I don’t want to talk about him any longer, but I want to focus on a question that concerns me, since I had to defend myself against a supervisor who caused suffering to both me and other gymnasts. He was the national coach, and our coach in Magglingen. For years, he bullied us, calling me a “fat cow.” To the public, I was the “sweetheart of the nation”, I was radiant, but only outwardly. Inside me, I was broken.
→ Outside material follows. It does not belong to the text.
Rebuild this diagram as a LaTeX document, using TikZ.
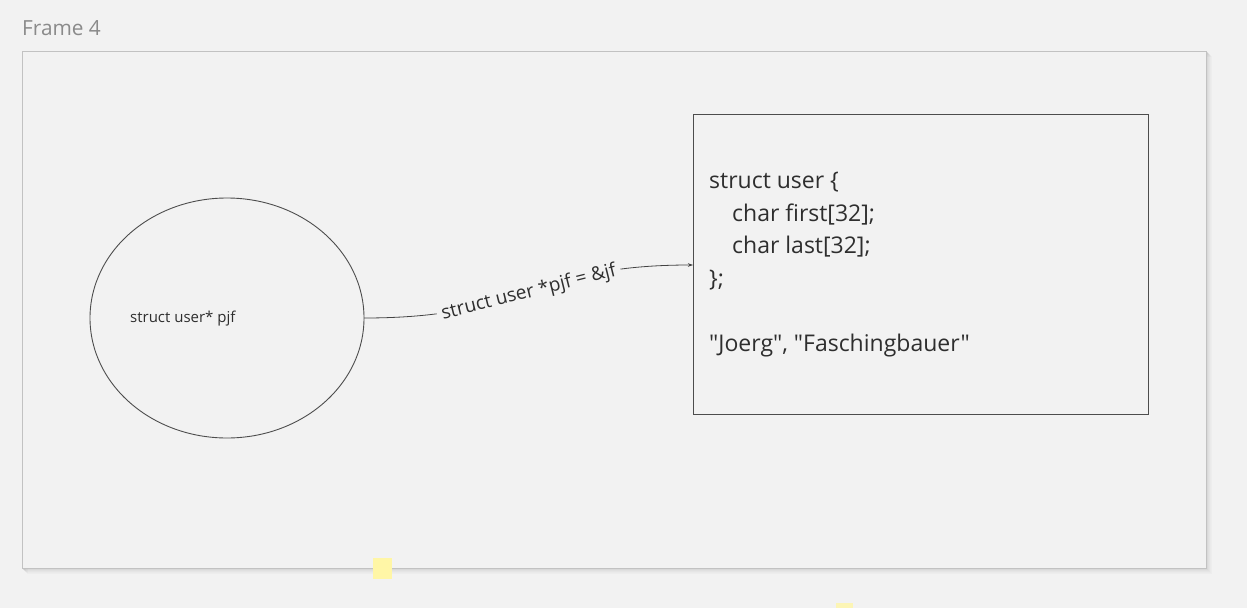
\documentclass[tikz,border=0pt]{standalone}
\usepackage{fontspec}
\setmainfont{Open Sans}[Ligatures=TeXOff]
\usetikzlibrary{arrows.meta}
\definecolor{bg}{HTML}{F2F2F2}
\definecolor{framegray}{HTML}{C2C2C2}
\definecolor{titlegray}{HTML}{8A8A8A}
\definecolor{ink}{HTML}{2E2E2E}
\definecolor{stickyyellow}{HTML}{FFF6A6}
\tikzset{
  shape line/.style={draw=ink!85, line width=0.9pt},
  code text/.style={font=\fontsize{23}{32.5}\selectfont, text=ink, align=left, anchor=north west, inner sep=0pt},
  edge label/.style={font=\fontsize{19}{22}\selectfont, text=ink, fill=bg, inner xsep=5pt, inner ysep=2pt, rotate=14},
  sticky/.style={fill=stickyyellow, draw=none},
}
\begin{document}
\begin{tikzpicture}[x=1pt, y=-1pt]
  \useasboundingbox (0,0) rectangle (1247,608);
  \fill[bg] (0,0) rectangle (1247,608);
  % frame shadow
  \foreach \i/\o in {1/0.10,2/0.07,3/0.05,4/0.03,5/0.02}{
    \draw[black, opacity=\o, line width=1pt] (22+\i,51+\i) rectangle (1206+\i,568+\i);
  }
  \fill[bg] (22,51) rectangle (1206,568);
  \draw[framegray, line width=1pt] (22,51) rectangle (1206,568);
  \node[anchor=base west, inner sep=0pt, text=titlegray, font=\fontsize{20.8}{24}\selectfont] (title) at (22,35) {Frame 4};
  % ellipse node
  \draw[shape line] (227,318) ellipse [x radius=137, y radius=120];
  \coordinate (ellE) at (364,318);
  \node[anchor=base west, inner sep=0pt, text=ink, font=\fontsize{15}{18}\selectfont] (elltext) at (130,322) {struct user* pjf};
  % rectangle node
  \node[shape line, draw, rectangle, minimum width=455pt, minimum height=300pt, anchor=north west, inner sep=0pt] (box) at (693,114) {};
  \node[code text] (code) at (709,172) {struct user \{\\
\hspace*{23pt}char first[32];\\
\hspace*{23pt}char last[32];\\
\};\\[32.5pt]
"Joerg", "Faschingbauer"};
  \coordinate (boxW) at (693,265);
  % connector
  \draw[ink!90, line width=0.8pt, -{Stealth[length=5pt, width=3.5pt]}] (ellE) .. controls (530,318) and (530,265) .. (boxW)
    node[edge label, pos=0.5, xshift=-1pt, yshift=-1pt] (lbl) {struct user *pjf = \&jf};
  % sticky notes
  \fill[sticky] (373,558) rectangle (392,579);
  \fill[sticky, opacity=0.8] (836,603) rectangle (853,608);
\end{tikzpicture}
\end{document}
Whether psychological or physical, abuse is everywhere. And everywhere in sport. But gymnastics are particularly risky, because athletes here are particularly young when they are torn away from their home environment and sent to one of those intensive training centres, far away from all things familiar.

We were kids.

Today I know that what I experienced is based on a systemic problem. Hardly any other industry makes it so easy for perpetrators to incite victims against each other. And if someone does try to defend themselves and turns to a higher authority – the head of the federation, for example – then that does not mean that anything will change. Because the perpetrator, be it the coach or the doctor, may at first glance seem to be doing a good job. Maybe he’ll be successful. And because sport is all about success, only success, nothing is done.

I think there are two things that need to change. Firstly, wherever young people engage in sport, there is an urgent need for an independent body to which they can turn if they observe abuse or become victims of abuse themselves. Somewhere they can believe in, and somewhere that is in no way linked to the decision-makers and that really is only concerned for the well-being of athletes. How many times have I seen victims who tried to defend themselves being turned into perpetrators?

And secondly, we need parents who fully believe their children. And this is where I address myself to you. No matter what hopes you have for your children’s careers (that this is a problem in itself is another issue), never doubt them, not even for a second, when your child complains that they are suffering. Never think for a moment that the child’s career might be over if they go against the trainer. And please be attentive. I speak from my own experience when I say: it is quite possible that a child will not realise what is being done to them for a long time. A trainer should never call an athlete a “fat cow”.

I was lucky my parents listened to me. Giving me courage when I began to fight back. And yet it took years for the federation to dismiss the coach. And it took me much longer to recover from the wounds.